Written problem — Print exactly what lies from the line with "Convert this chart to D3.js code." down to the line with "const yTicks = [0.4, 0.6, 0.8, 1.0, 1.2, 1.4]", counting both of those lines, but not the pictures.

Raw records —
= = = = = = =
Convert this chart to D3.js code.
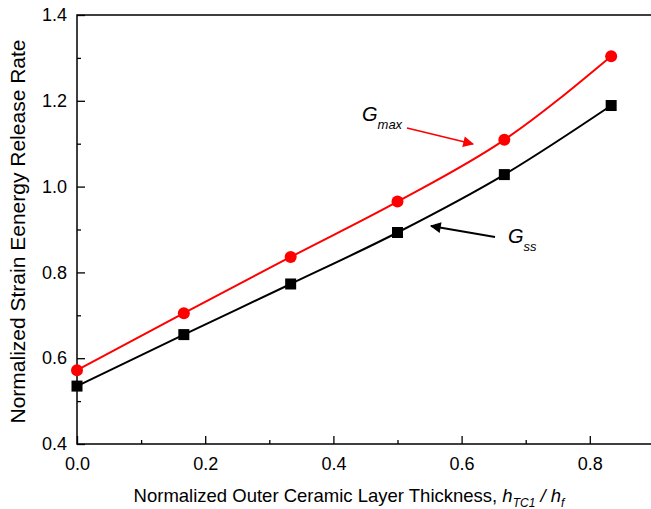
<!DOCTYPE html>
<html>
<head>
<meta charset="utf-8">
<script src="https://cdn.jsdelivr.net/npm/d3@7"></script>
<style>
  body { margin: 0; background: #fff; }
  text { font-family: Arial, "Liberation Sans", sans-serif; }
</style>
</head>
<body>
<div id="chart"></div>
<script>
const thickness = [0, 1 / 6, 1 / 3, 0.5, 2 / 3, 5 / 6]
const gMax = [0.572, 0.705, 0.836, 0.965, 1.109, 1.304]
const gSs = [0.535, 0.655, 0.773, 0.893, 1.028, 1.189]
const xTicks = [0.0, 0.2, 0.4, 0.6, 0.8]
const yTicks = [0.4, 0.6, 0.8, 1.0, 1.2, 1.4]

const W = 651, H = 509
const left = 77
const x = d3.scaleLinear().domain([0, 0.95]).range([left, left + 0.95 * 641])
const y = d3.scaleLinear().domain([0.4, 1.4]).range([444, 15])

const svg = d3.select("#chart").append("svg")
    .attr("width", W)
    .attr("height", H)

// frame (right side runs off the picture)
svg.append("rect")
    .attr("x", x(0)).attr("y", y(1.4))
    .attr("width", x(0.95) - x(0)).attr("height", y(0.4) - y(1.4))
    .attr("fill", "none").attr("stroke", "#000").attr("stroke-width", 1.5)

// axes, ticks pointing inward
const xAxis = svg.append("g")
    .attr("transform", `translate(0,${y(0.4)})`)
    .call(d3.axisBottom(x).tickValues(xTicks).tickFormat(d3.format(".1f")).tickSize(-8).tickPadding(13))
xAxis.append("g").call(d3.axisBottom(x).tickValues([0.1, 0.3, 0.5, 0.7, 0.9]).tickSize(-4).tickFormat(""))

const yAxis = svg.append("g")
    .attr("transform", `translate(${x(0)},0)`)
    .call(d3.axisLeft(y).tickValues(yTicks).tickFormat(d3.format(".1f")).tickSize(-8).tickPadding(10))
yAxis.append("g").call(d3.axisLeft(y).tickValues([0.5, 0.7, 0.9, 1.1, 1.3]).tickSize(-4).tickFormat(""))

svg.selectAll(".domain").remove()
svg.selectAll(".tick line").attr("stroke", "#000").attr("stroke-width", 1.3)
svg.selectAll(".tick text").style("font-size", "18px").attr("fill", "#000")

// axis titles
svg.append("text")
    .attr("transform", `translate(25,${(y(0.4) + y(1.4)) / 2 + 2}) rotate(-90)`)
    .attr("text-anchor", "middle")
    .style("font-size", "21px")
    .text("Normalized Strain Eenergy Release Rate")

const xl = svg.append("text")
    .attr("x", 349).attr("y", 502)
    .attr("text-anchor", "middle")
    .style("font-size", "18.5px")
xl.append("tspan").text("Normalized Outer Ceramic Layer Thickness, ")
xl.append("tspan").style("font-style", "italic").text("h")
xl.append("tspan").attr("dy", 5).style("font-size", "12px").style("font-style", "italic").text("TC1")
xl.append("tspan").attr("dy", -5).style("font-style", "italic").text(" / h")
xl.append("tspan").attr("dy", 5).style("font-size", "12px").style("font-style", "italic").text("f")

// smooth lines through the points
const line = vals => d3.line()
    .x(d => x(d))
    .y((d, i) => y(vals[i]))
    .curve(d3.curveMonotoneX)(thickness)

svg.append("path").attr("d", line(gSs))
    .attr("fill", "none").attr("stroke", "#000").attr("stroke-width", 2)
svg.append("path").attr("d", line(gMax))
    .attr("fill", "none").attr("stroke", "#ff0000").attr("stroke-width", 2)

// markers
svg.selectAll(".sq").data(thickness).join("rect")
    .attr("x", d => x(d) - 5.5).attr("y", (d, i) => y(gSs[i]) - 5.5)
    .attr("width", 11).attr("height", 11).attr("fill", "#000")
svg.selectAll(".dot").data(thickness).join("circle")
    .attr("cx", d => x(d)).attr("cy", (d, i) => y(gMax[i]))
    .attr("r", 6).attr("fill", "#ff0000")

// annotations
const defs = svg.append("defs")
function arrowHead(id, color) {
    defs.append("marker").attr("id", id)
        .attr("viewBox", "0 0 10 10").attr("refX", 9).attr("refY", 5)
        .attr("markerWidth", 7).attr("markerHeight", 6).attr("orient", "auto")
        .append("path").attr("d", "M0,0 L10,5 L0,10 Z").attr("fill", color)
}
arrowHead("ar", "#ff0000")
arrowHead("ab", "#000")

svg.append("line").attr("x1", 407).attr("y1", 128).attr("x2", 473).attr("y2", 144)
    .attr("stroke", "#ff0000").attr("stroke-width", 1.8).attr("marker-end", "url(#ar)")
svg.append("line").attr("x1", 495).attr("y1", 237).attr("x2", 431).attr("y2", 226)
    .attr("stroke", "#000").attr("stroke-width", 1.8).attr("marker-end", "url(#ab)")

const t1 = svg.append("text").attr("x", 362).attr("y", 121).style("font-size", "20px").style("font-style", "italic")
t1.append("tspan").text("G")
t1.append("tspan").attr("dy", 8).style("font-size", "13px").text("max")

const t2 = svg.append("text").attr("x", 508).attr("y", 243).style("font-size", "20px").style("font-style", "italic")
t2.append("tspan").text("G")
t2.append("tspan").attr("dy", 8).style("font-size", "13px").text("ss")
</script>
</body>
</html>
= = = = = = =
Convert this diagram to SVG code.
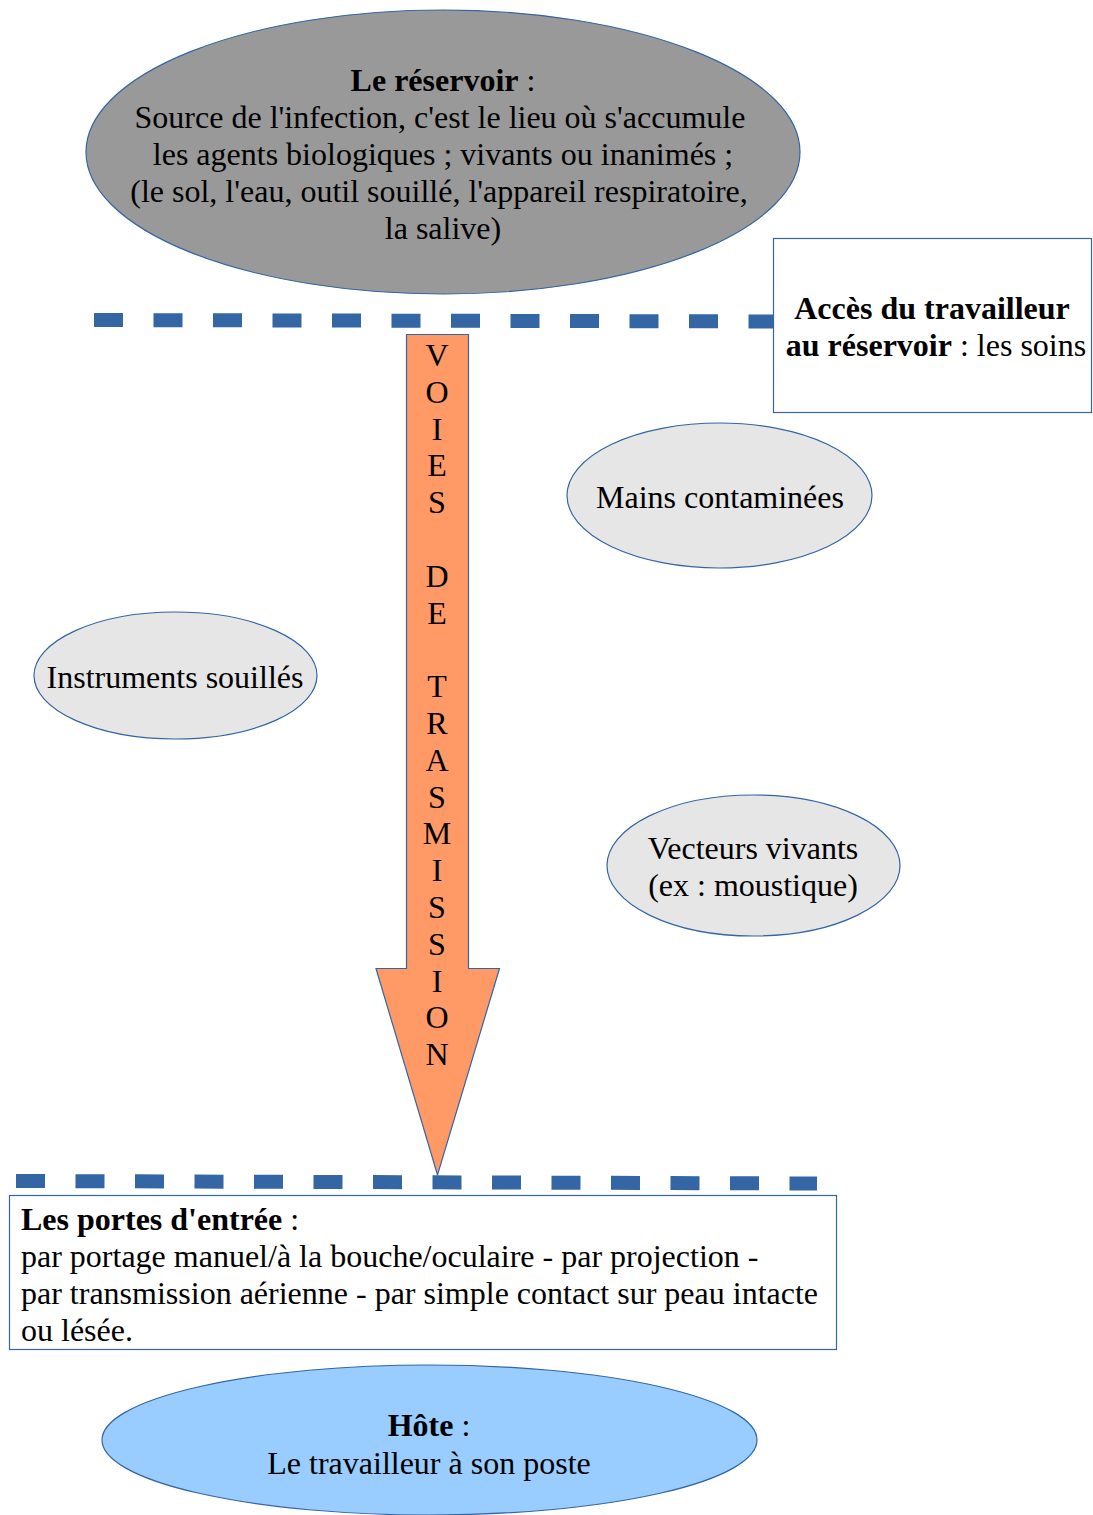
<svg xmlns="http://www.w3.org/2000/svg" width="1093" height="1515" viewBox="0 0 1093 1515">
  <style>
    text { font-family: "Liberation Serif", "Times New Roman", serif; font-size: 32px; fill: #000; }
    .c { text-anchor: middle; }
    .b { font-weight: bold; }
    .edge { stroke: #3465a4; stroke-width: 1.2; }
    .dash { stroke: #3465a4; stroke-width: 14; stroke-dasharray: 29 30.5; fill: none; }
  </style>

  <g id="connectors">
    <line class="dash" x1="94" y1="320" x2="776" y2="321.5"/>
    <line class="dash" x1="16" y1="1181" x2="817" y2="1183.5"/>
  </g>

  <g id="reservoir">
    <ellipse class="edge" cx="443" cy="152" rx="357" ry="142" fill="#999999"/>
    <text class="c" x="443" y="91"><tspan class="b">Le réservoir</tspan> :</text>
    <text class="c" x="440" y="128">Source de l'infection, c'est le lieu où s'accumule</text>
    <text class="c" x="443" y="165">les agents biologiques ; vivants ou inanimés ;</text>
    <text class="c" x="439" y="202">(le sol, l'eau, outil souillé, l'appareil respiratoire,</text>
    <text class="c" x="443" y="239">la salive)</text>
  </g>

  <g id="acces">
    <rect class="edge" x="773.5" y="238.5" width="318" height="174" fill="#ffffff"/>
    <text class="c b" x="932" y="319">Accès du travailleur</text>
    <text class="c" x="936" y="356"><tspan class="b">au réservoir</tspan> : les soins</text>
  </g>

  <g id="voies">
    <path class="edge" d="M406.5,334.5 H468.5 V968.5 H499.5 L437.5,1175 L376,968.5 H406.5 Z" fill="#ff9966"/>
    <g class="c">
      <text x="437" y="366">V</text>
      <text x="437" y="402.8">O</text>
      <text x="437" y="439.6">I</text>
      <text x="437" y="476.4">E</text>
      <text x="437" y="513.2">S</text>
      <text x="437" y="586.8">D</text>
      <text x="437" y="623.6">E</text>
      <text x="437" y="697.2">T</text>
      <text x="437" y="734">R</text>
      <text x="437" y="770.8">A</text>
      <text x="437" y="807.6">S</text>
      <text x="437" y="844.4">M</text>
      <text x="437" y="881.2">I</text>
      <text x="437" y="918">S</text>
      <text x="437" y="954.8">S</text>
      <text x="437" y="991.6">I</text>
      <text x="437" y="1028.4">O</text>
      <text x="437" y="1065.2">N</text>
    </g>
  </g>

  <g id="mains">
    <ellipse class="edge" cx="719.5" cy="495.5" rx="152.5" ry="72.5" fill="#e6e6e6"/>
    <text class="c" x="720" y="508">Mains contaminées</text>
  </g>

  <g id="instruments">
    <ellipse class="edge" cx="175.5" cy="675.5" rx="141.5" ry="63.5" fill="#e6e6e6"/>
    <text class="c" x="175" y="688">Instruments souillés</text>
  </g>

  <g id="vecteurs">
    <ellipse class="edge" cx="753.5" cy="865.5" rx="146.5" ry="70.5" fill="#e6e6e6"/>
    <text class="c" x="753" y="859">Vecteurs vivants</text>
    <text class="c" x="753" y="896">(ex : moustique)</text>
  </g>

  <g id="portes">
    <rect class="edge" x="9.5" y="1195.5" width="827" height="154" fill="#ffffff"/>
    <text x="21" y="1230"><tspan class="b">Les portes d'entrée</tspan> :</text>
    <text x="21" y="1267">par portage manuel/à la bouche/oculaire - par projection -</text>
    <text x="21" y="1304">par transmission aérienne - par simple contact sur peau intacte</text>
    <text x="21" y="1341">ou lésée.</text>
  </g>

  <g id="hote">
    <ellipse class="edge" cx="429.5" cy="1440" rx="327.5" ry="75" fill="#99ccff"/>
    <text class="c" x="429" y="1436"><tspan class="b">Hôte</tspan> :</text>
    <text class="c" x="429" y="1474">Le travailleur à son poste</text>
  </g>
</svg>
= = = = = = =
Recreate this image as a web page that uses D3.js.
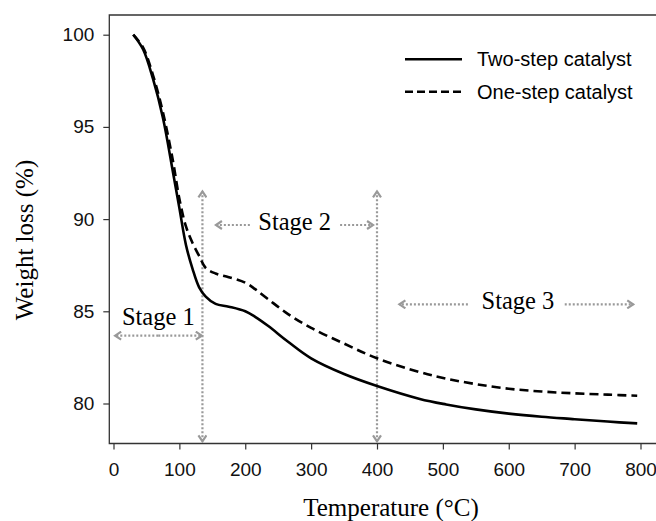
= = = = = = =
Answer to the problem —
Convert this chart to D3.js code.
<!DOCTYPE html>
<html>
<head>
<meta charset="utf-8">
<script src="https://cdn.jsdelivr.net/npm/d3@7"></script>
<style>
  body { margin: 0; background: #fff; }
  text { font-family: Arial, "Liberation Sans", sans-serif; }
</style>
</head>
<body>
<div id="chart"></div>
<script>
const thickness = [0, 1 / 6, 1 / 3, 0.5, 2 / 3, 5 / 6]
const gMax = [0.572, 0.705, 0.836, 0.965, 1.109, 1.304]
const gSs = [0.535, 0.655, 0.773, 0.893, 1.028, 1.189]
const xTicks = [0.0, 0.2, 0.4, 0.6, 0.8]
const yTicks = [0.4, 0.6, 0.8, 1.0, 1.2, 1.4]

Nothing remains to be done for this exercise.